WHAT YOU WILL DO – Repeat verbatim the lines from the one containing "Reproduce this chart" to the one containing "import seaborn as sns", ends included, minus any pictures.

MATERIAL –

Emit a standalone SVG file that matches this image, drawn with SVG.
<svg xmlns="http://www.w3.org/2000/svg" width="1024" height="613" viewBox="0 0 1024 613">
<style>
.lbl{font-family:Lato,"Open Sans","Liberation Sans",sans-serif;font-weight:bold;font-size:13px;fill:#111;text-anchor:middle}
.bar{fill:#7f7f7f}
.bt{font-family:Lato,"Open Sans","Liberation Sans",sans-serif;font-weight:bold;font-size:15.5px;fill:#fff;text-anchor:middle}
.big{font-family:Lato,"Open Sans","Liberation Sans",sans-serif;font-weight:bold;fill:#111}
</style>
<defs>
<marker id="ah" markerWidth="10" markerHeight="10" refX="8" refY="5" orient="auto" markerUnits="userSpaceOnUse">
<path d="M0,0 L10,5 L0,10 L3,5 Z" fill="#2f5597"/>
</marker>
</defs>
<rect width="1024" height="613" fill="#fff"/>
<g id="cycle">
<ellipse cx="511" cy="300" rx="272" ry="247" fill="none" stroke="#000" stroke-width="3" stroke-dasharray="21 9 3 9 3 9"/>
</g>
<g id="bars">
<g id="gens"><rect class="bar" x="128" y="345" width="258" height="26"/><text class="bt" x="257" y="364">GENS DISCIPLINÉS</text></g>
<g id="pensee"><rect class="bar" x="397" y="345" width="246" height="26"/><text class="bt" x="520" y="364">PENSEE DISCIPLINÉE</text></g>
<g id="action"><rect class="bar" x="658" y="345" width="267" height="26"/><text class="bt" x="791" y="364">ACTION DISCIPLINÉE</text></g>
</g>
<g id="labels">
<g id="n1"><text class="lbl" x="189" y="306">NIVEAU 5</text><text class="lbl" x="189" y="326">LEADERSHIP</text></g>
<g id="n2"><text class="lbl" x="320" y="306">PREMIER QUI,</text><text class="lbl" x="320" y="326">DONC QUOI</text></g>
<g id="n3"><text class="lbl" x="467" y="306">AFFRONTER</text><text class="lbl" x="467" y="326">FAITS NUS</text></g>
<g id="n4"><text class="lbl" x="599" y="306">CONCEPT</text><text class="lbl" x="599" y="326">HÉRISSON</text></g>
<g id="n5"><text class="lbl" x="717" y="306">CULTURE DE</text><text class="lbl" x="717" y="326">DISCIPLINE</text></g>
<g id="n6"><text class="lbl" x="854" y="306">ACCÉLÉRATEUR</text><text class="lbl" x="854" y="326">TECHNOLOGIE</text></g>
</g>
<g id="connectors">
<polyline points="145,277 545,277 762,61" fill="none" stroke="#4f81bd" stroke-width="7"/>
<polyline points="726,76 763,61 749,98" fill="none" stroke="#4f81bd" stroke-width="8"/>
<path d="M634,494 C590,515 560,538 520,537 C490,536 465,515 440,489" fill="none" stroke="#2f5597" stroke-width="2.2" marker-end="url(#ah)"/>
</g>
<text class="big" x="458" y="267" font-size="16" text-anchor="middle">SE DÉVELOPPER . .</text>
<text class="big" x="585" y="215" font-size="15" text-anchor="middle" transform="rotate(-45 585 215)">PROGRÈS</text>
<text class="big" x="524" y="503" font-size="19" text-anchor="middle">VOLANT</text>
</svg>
--
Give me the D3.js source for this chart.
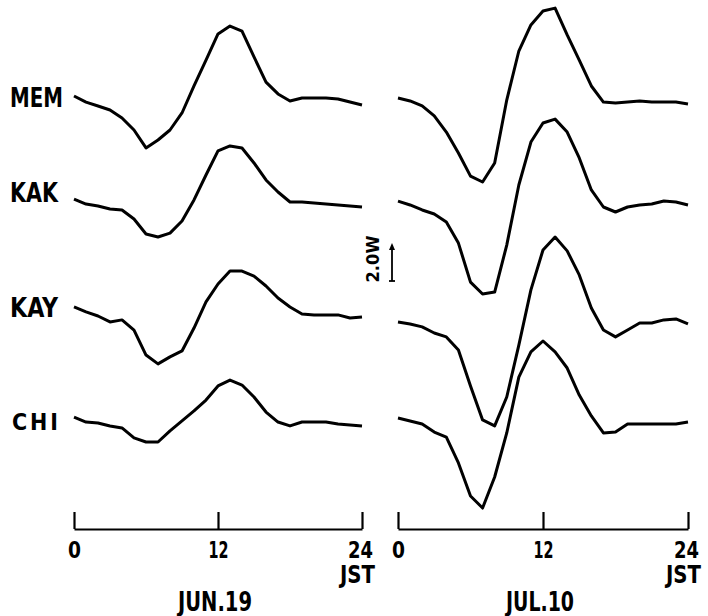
--
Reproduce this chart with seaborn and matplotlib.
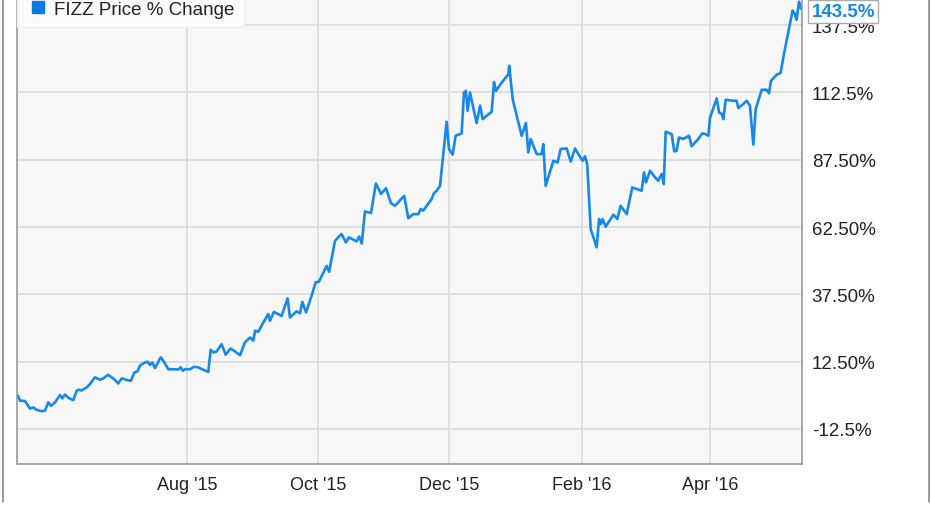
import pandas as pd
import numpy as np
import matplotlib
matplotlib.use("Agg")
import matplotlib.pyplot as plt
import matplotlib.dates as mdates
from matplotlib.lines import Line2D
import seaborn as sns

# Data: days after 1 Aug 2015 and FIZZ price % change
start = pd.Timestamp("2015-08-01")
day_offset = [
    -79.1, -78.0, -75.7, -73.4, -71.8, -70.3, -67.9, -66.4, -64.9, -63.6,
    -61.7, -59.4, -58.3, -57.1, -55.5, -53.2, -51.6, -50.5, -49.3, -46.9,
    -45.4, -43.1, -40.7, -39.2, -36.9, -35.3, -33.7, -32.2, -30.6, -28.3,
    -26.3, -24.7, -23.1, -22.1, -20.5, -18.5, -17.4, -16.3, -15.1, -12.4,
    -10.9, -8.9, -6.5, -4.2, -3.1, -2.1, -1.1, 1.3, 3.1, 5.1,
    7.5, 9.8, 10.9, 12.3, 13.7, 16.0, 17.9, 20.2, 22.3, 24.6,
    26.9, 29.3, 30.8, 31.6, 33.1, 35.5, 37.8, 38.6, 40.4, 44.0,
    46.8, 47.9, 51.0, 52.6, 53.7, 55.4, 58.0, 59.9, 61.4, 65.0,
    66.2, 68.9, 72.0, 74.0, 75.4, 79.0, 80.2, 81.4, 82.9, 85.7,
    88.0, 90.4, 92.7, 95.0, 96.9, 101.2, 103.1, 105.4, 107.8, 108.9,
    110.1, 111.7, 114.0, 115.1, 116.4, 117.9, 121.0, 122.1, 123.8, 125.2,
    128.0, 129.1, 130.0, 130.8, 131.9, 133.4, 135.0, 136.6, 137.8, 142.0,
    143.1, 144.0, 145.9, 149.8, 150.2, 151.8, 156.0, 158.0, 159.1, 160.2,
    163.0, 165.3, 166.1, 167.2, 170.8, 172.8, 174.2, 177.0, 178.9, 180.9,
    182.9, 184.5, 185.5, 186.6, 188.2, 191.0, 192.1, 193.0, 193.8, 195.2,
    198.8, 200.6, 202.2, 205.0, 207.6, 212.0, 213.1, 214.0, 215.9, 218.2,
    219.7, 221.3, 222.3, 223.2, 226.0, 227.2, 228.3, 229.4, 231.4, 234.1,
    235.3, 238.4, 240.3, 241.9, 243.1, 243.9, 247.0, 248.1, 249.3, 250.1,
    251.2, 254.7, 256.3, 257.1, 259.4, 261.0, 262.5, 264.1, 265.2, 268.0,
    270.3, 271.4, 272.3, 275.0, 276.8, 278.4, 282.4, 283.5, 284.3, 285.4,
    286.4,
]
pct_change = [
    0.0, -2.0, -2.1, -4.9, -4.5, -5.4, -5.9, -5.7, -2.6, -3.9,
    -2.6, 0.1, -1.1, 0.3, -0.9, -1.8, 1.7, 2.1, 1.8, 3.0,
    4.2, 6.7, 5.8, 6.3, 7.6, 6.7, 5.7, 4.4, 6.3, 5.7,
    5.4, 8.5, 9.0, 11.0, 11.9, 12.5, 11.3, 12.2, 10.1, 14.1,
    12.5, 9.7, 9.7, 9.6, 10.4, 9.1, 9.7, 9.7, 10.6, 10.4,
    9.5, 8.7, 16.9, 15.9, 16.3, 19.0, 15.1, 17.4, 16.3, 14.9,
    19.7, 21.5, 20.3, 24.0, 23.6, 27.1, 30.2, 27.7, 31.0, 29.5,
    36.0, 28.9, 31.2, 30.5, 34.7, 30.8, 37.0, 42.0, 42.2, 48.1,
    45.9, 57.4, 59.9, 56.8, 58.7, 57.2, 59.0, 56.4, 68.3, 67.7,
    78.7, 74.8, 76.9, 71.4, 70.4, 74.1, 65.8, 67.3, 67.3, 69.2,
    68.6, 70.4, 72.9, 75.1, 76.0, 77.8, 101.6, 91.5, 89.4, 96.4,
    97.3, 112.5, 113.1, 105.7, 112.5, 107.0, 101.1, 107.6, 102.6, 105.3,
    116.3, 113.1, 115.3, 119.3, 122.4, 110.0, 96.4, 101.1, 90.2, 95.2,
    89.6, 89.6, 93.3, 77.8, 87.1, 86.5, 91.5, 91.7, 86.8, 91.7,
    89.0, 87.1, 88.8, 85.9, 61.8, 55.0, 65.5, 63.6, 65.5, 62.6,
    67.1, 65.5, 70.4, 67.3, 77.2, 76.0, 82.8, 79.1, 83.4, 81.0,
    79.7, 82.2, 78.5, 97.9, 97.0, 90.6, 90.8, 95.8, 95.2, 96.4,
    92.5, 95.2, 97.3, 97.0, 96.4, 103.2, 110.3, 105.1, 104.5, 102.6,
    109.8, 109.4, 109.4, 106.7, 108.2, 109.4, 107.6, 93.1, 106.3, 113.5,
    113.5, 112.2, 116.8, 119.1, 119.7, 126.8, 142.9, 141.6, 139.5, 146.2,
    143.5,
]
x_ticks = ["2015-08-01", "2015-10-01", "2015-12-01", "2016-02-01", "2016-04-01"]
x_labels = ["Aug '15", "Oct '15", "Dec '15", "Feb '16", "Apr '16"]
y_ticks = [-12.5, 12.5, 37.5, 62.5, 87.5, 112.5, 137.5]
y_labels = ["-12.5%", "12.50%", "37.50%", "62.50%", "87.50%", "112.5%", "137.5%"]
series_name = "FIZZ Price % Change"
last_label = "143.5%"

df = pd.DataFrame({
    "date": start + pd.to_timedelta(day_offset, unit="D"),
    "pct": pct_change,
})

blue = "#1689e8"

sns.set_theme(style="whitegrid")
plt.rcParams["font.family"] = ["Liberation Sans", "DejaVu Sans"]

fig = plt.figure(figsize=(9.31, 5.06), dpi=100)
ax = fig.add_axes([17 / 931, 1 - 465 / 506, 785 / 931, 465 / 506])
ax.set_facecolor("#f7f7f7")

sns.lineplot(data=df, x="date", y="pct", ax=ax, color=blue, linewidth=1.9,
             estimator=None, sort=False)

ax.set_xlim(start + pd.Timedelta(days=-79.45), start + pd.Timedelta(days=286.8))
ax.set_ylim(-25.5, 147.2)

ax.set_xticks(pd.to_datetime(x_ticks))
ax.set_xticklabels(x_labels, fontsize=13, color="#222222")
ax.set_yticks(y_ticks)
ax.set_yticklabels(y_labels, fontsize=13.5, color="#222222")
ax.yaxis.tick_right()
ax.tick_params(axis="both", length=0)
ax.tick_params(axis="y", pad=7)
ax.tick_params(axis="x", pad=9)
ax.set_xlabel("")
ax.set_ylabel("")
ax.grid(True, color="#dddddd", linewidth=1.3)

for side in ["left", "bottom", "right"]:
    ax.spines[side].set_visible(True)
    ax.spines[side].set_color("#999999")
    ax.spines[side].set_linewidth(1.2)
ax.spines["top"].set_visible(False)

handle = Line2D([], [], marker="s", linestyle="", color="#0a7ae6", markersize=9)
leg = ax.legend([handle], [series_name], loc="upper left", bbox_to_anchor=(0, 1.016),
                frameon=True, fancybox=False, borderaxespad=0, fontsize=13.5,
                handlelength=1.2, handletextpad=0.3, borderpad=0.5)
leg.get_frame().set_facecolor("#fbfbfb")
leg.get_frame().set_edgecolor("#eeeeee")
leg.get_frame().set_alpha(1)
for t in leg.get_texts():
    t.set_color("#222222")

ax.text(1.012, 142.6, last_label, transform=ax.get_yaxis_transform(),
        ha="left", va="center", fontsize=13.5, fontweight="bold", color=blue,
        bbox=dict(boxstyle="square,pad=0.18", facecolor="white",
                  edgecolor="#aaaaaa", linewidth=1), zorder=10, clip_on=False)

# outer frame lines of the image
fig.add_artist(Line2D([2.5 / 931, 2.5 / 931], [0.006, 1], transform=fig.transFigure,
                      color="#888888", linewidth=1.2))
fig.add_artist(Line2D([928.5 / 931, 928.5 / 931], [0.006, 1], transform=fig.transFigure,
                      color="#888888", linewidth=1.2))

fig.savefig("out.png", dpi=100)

SOLUTION TO THIS PROBLEM –
Reproduce this chart with seaborn and matplotlib.
import pandas as pd
import numpy as np
import matplotlib
matplotlib.use("Agg")
import matplotlib.pyplot as plt
import matplotlib.dates as mdates
from matplotlib.lines import Line2D
import seaborn as sns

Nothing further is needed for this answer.